President Biden privately regrets dropping out of this year’s presidential election and reportedly insists he could’ve beaten President-elect Trump if he wasn’t pushed out of the race by his own party.
Biden and some of his aides have boasted to confidantes “in recent days” that the president should’ve stayed in the race and could’ve won a second term, the Washington Post reported Saturday citing multiple anonymous sources briefed on the conversations.
Instead, the 82-year-old buckled to pressure by Democratic Party elites to drop out of the race in July because of poor poll numbers and his rocky June 27 debate performance, in which he gave incoherent answers and appeared to stumble over his words.
Vice President Kamala Harris replaced Biden on the top of the Democratic ticket and was handily defeated by Trump, who’ll be sworn in for a second White House stint on Jan. 20.
“Aides say the president has been careful not to place blame on Harris or her campaign,” the outlet reported.
However, the president all but admitted during a CBS News Sunday Morning interview in August that former House Speaker Nancy Pelosi led the charge because Dems in the House and Senate were worried that he’d drag down their chances of being reelected.
And in September he told “The View” that he was confident he would have defeated Trump in November.
Many Democrats blame Harris’ loss on Biden’s insistence not to drop out sooner.
“Biden ran on the promise that he was going to be a transitional president, and in effect, have one term before handing it off to another generation,” Sen.

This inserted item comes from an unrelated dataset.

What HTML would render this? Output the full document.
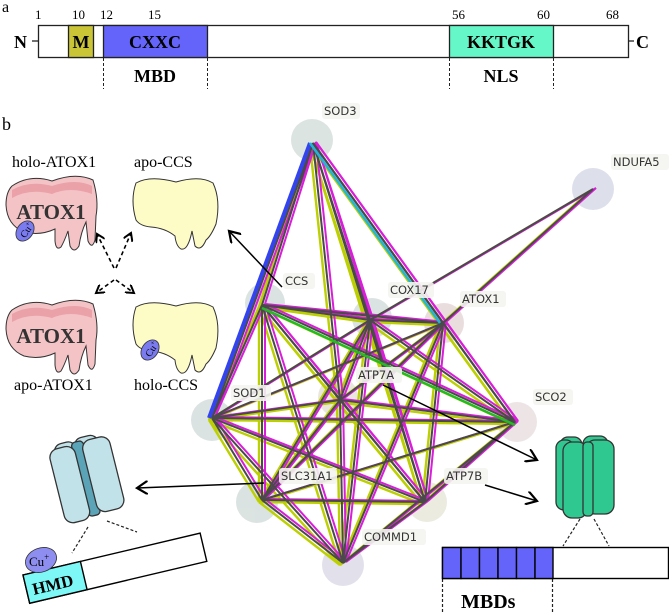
<!DOCTYPE html>
<html><head><meta charset="utf-8"><style>
html,body{margin:0;padding:0;background:#fff;}
svg{display:block;}
.lb{font-family:"DejaVu Sans",sans-serif;font-size:11.5px;fill:#333;}
.sf{font-family:"Liberation Serif",serif;}
</style></head><body>
<svg width="669" height="612" viewBox="0 0 669 612" xmlns="http://www.w3.org/2000/svg">
<defs>
<marker id="ah" markerWidth="10" markerHeight="10" refX="8" refY="5" orient="auto" markerUnits="userSpaceOnUse"><path d="M0,0 L8,5 L0,10" fill="none" stroke="#000" stroke-width="2"/></marker>
<marker id="ah2" markerWidth="14" markerHeight="14" refX="11" refY="7" orient="auto" markerUnits="userSpaceOnUse"><path d="M0,0 L11,7 L0,14" fill="none" stroke="#000" stroke-width="2.2"/></marker>
<g id="E">
<line x1="313" y1="143" x2="262" y2="305"/><line x1="313" y1="143" x2="212" y2="418"/><line x1="313" y1="143" x2="370" y2="320"/><line x1="313" y1="143" x2="443" y2="323"/><line x1="313" y1="143" x2="515" y2="422"/><line x1="313" y1="143" x2="340" y2="400"/><line x1="313" y1="143" x2="425" y2="502"/>
<line x1="593" y1="189" x2="370" y2="320"/><line x1="593" y1="189" x2="443" y2="323"/>
<line x1="262" y1="305" x2="370" y2="320"/><line x1="262" y1="305" x2="443" y2="323"/><line x1="262" y1="305" x2="340" y2="400"/><line x1="262" y1="305" x2="212" y2="418"/><line x1="262" y1="305" x2="515" y2="422"/><line x1="262" y1="305" x2="262" y2="500"/><line x1="262" y1="305" x2="425" y2="502"/><line x1="262" y1="305" x2="343" y2="563"/>
<line x1="370" y1="320" x2="443" y2="323"/><line x1="370" y1="320" x2="340" y2="400"/><line x1="370" y1="320" x2="212" y2="418"/><line x1="370" y1="320" x2="515" y2="422"/><line x1="370" y1="320" x2="262" y2="500"/><line x1="370" y1="320" x2="425" y2="502"/><line x1="370" y1="320" x2="343" y2="563"/>
<line x1="443" y1="323" x2="340" y2="400"/><line x1="443" y1="323" x2="212" y2="418"/><line x1="443" y1="323" x2="515" y2="422"/><line x1="443" y1="323" x2="262" y2="500"/><line x1="443" y1="323" x2="425" y2="502"/><line x1="443" y1="323" x2="343" y2="563"/>
<line x1="340" y1="400" x2="212" y2="418"/><line x1="340" y1="400" x2="515" y2="422"/><line x1="340" y1="400" x2="262" y2="500"/><line x1="340" y1="400" x2="425" y2="502"/><line x1="340" y1="400" x2="343" y2="563"/>
<line x1="212" y1="418" x2="515" y2="422"/><line x1="212" y1="418" x2="262" y2="500"/><line x1="212" y1="418" x2="425" y2="502"/><line x1="212" y1="418" x2="343" y2="563"/>
<line x1="515" y1="422" x2="262" y2="500"/><line x1="515" y1="422" x2="425" y2="502"/><line x1="515" y1="422" x2="343" y2="563"/>
<line x1="262" y1="500" x2="425" y2="502"/><line x1="262" y1="500" x2="343" y2="563"/><line x1="425" y1="502" x2="343" y2="563"/>
</g>
</defs>

<!-- part a -->
<text x="2" y="12" class="sf" font-size="16">a</text>
<g class="sf" font-size="13">
<text x="35" y="19">1</text><text x="72" y="19">10</text><text x="100" y="19">12</text><text x="148" y="19">15</text>
<text x="452" y="19">56</text><text x="537" y="19">60</text><text x="606" y="19">68</text>
</g>
<rect x="38.5" y="25.5" width="590" height="32" fill="#fff" stroke="#222" stroke-width="1.3"/>
<rect x="68.5" y="25.5" width="25" height="32" fill="#c9c536" stroke="#222" stroke-width="1.3"/>
<rect x="103.5" y="25.5" width="104" height="32" fill="#6464fa" stroke="#222" stroke-width="1.3"/>
<rect x="449.5" y="25.5" width="104" height="32" fill="#66f7c8" stroke="#222" stroke-width="1.3"/>
<line x1="32" y1="41" x2="38" y2="41" stroke="#222" stroke-width="1.3"/><line x1="629" y1="41" x2="634" y2="41" stroke="#222" stroke-width="1.3"/>
<g class="sf" font-weight="bold" font-size="18">
<text x="14" y="48">N</text><text x="636" y="48">C</text>
<text x="81" y="48" text-anchor="middle">M</text>
<text x="155" y="48" text-anchor="middle">CXXC</text>
<text x="501" y="48" text-anchor="middle">KKTGK</text>
<text x="155" y="82" text-anchor="middle">MBD</text>
<text x="501" y="82" text-anchor="middle">NLS</text>
</g>
<g stroke="#222" stroke-dasharray="3,2" stroke-width="1">
<line x1="103.5" y1="58" x2="103.5" y2="89"/><line x1="207.5" y1="58" x2="207.5" y2="89"/>
<line x1="449.5" y1="58" x2="449.5" y2="89"/><line x1="553.5" y1="58" x2="553.5" y2="89"/>
</g>

<text x="2" y="130" class="sf" font-size="18">b</text>

<!-- network nodes -->
<g fill="#cdd8d6" opacity="0.7">
<circle cx="312" cy="140" r="21"/><circle cx="593" cy="189" r="21" fill="#cfd2e2"/><circle cx="265" cy="303" r="20"/>
<circle cx="372" cy="318" r="20"/><circle cx="444" cy="323" r="20" fill="#e2cfd0"/><circle cx="338" cy="397" r="20" fill="#e0ddd0"/>
<circle cx="212" cy="420" r="21"/><circle cx="517" cy="422" r="20" fill="#e5d8da"/><circle cx="257" cy="502" r="21"/>
<circle cx="427" cy="502" r="20" fill="#e3e3d3"/><circle cx="343" cy="565" r="21" fill="#d7d4e2"/>
</g>
<!-- edges -->
<use href="#E" stroke="#bccf00" stroke-width="2.4" transform="translate(-3,2)" fill="none"/>
<use href="#E" stroke="#d81ed8" stroke-width="2" transform="translate(3,-1)" fill="none"/>
<use href="#E" stroke="#4a4a4a" stroke-width="2" fill="none"/>
<line x1="313" y1="143" x2="212" y2="418" stroke="#3344ee" stroke-width="4" transform="translate(-3,0)"/>
<line x1="262" y1="305" x2="515" y2="422" stroke="#22bb22" stroke-width="2.5" transform="translate(0,3)"/>
<line x1="313" y1="143" x2="443" y2="323" stroke="#22b6d6" stroke-width="2.5" transform="translate(-3,0)"/>

<!-- labels -->
<g>
<rect x="322" y="103" width="38" height="16" rx="3" fill="#f4f4f0" opacity=".9"/><text x="324" y="115" class="lb">SOD3</text>
<rect x="611" y="154" width="58" height="16" rx="3" fill="#f4f4f0" opacity=".9"/><text x="613" y="166" class="lb">NDUFA5</text>
<rect x="283" y="273" width="32" height="16" rx="3" fill="#f4f4f0" opacity=".9"/><text x="285" y="285" class="lb">CCS</text>
<rect x="388" y="282" width="46" height="16" rx="3" fill="#f4f4f0" opacity=".9"/><text x="390" y="294" class="lb">COX17</text>
<rect x="460" y="291" width="46" height="16" rx="3" fill="#f4f4f0" opacity=".9"/><text x="462" y="303" class="lb">ATOX1</text>
<rect x="356" y="367" width="46" height="16" rx="3" fill="#f4f4f0" opacity=".9"/><text x="358" y="379" class="lb">ATP7A</text>
<rect x="231" y="385" width="40" height="16" rx="3" fill="#f4f4f0" opacity=".9"/><text x="233" y="397" class="lb">SOD1</text>
<rect x="533" y="389" width="40" height="16" rx="3" fill="#f4f4f0" opacity=".9"/><text x="535" y="401" class="lb">SCO2</text>
<rect x="279" y="468" width="58" height="16" rx="3" fill="#f4f4f0" opacity=".9"/><text x="281" y="480" class="lb">SLC31A1</text>
<rect x="444" y="468" width="44" height="16" rx="3" fill="#f4f4f0" opacity=".9"/><text x="446" y="480" class="lb">ATP7B</text>
<rect x="362" y="529" width="64" height="16" rx="3" fill="#f4f4f0" opacity=".9"/><text x="364" y="541" class="lb">COMMD1</text>
</g>

<!-- left proteins -->
<g class="sf" font-size="16">
<text x="12" y="167">holo-ATOX1</text><text x="134" y="167">apo-CCS</text>
<text x="14" y="390">apo-ATOX1</text><text x="134" y="390">holo-CCS</text>
</g>
<g id="atox">
<path d="M12,186 Q30,174 52,181 Q76,172 93,180 Q99,200 96,216 L95,240 Q92,250 88,241 L86,222 Q81,232 79,246 Q74,254 70,246 L68,231 Q64,242 61,247 Q56,251 55,241 L55,229 Q40,236 24,232 Q7,225 6,205 Q6,192 12,186Z" fill="#f3c3c6" stroke="#333" stroke-width="1"/>
<path d="M12,190 Q30,180 52,186 Q76,178 92,186 L92,194 Q70,186 52,194 Q30,188 12,198Z" fill="#e48a95" opacity=".6"/>
<text x="51" y="219" class="sf" font-weight="bold" font-size="21" text-anchor="middle" fill="#333">ATOX1</text>
</g>
<ellipse cx="25" cy="231" rx="8" ry="11" transform="rotate(35 25 231)" fill="#7b7bf0" stroke="#333" stroke-width=".8"/>
<text x="20" y="237" class="sf" font-size="10" transform="rotate(-55 24 233)">Cu<tspan font-size="7" dy="-4">+</tspan></text>
<use href="#atox" transform="translate(0,124)"/>
<g id="ccs">
<path d="M136,183 Q150,175 176,182 Q200,175 213,183 Q221,200 216,224 Q211,236 206,240 Q201,252 195,246 L192,231 Q188,251 181,249 Q176,246 175,236 Q165,228 151,227 Q140,226 136,220 Q130,200 136,183Z" fill="#fefcc6" stroke="#333" stroke-width="1"/>
</g>
<use href="#ccs" transform="translate(0,124)"/>
<ellipse cx="150" cy="350" rx="8" ry="11" transform="rotate(35 150 350)" fill="#7b7bf0" stroke="#333" stroke-width=".8"/>
<text x="145" y="356" class="sf" font-size="10" transform="rotate(-55 149 352)">Cu<tspan font-size="7" dy="-4">+</tspan></text>
<g stroke="#000" stroke-width="1.6" stroke-dasharray="4,3" fill="none">
<line x1="114" y1="268" x2="97" y2="234" marker-end="url(#ah)"/>
<line x1="116" y1="268" x2="131" y2="233" marker-end="url(#ah)"/>
<line x1="114" y1="280" x2="96" y2="293" marker-end="url(#ah)"/>
<line x1="116" y1="280" x2="134" y2="293" marker-end="url(#ah)"/>
</g>
<line x1="282" y1="287" x2="229" y2="231" stroke="#000" stroke-width="1.5" marker-end="url(#ah2)"/>

<!-- SLC31A1 channel -->
<line x1="264" y1="483" x2="137" y2="488" stroke="#000" stroke-width="1.5" marker-end="url(#ah2)"/>
<g stroke="#333" stroke-width="1.3" fill="#c2e2ea" transform="rotate(-14 80 480)">
<rect x="62" y="440" width="22" height="62" rx="8"/><rect x="83" y="439" width="24" height="62" rx="8"/>
<rect x="80" y="442" width="12" height="76" rx="4" fill="#5ba4b8"/>
<rect x="56" y="444" width="26" height="76" rx="9"/>
<rect x="90" y="443" width="28" height="74" rx="9"/>
</g>
<g stroke="#222" stroke-dasharray="3,2" stroke-width="1.2">
<line x1="88" y1="527" x2="72" y2="553"/><line x1="107" y1="521" x2="137" y2="532"/>
</g>
<g transform="rotate(-13.3 23 575)">
<rect x="23" y="575" width="182" height="29" fill="#fff" stroke="#000" stroke-width="1.4"/>
<rect x="23" y="575" width="59" height="29" fill="#7ef7f7" stroke="#000" stroke-width="1.4"/>
<text x="29" y="597" class="sf" font-weight="bold" font-size="17">HMD</text>
</g>
<ellipse cx="41" cy="560" rx="16" ry="12" transform="rotate(-20 41 560)" fill="#8e8ef0" stroke="#333" stroke-width=".8"/>
<text x="29" y="566" class="sf" font-size="13">Cu<tspan font-size="9" dy="-6">+</tspan></text>

<!-- ATP7 channel -->
<line x1="383" y1="385" x2="537" y2="460" stroke="#000" stroke-width="1.5" marker-end="url(#ah2)"/>
<line x1="485" y1="485" x2="537" y2="501" stroke="#000" stroke-width="1.5" marker-end="url(#ah2)"/>
<g stroke="#333" stroke-width="1.3" fill="#2fc891">
<rect x="560" y="437" width="22" height="60" rx="8"/><rect x="583" y="436" width="25" height="60" rx="8"/>
<rect x="586" y="440" width="28" height="74" rx="9"/><rect x="556" y="440" width="18" height="70" rx="8"/>
<rect x="563" y="442" width="24" height="76" rx="9"/><rect x="583" y="442" width="10" height="74" rx="4"/>
</g>
<g stroke="#222" stroke-dasharray="3,2" stroke-width="1.2">
<line x1="580" y1="519" x2="563" y2="546"/><line x1="594" y1="519" x2="609" y2="546"/>
<line x1="442.5" y1="579" x2="442.5" y2="612"/><line x1="552.5" y1="579" x2="552.5" y2="612"/>
</g>
<rect x="442.5" y="547.5" width="226" height="31" fill="#fff" stroke="#000" stroke-width="1.4"/>
<g fill="#6464fa" stroke="#000" stroke-width="1.4">
<rect x="442.5" y="547.5" width="18.5" height="31"/><rect x="461" y="547.5" width="18.5" height="31"/><rect x="479.5" y="547.5" width="18.5" height="31"/>
<rect x="498" y="547.5" width="18.5" height="31"/><rect x="516.5" y="547.5" width="18.5" height="31"/><rect x="535" y="547.5" width="18" height="31"/>
</g>
<text x="461" y="608" class="sf" font-weight="bold" font-size="20">MBDs</text>
</svg>
</body></html>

Richard Blumenthal (D-Connecticut) told The Washington Post.
“I think his running again broke that concept — the conceptual underpinning of the theory that he would end the Trump appeal; he would defeat Trumpism and enable a new era.”
Some of his closest advisers, without faulting Biden, concede his old-school governing style did not always mesh with modern politics.
“The president has been operating on a time horizon measured in decades, while the political cycle is measured in four years,” Jake Sullivan, Biden’s national security adviser, told the outlet.
Biden in recent weeks has admitted to some of the myriad of gaffes he’s made in office, including that he “screwed up” during the debate and was “stupid” for not getting credit by putting his name on the pandemic relief checks his administration sent out in 2021 – as Trump did as president in 2020.
And Biden and his aides have also conceded the administration could’ve done a better job lifting Americans’ spirits during the pandemic.
Repeating claims made in the Bob Woodward book “War,” The Washington Post reported Biden has also been telling confidantes he shouldn’t have picked Merrick Garland as attorney general, whining the former US appeals court judge was too aggressive in prosecuting his son Hunter.
And Garland was apparently too slow for Biden in prosecuting Trump over the Jan. 6 riots – charges that were ultimately dismissed.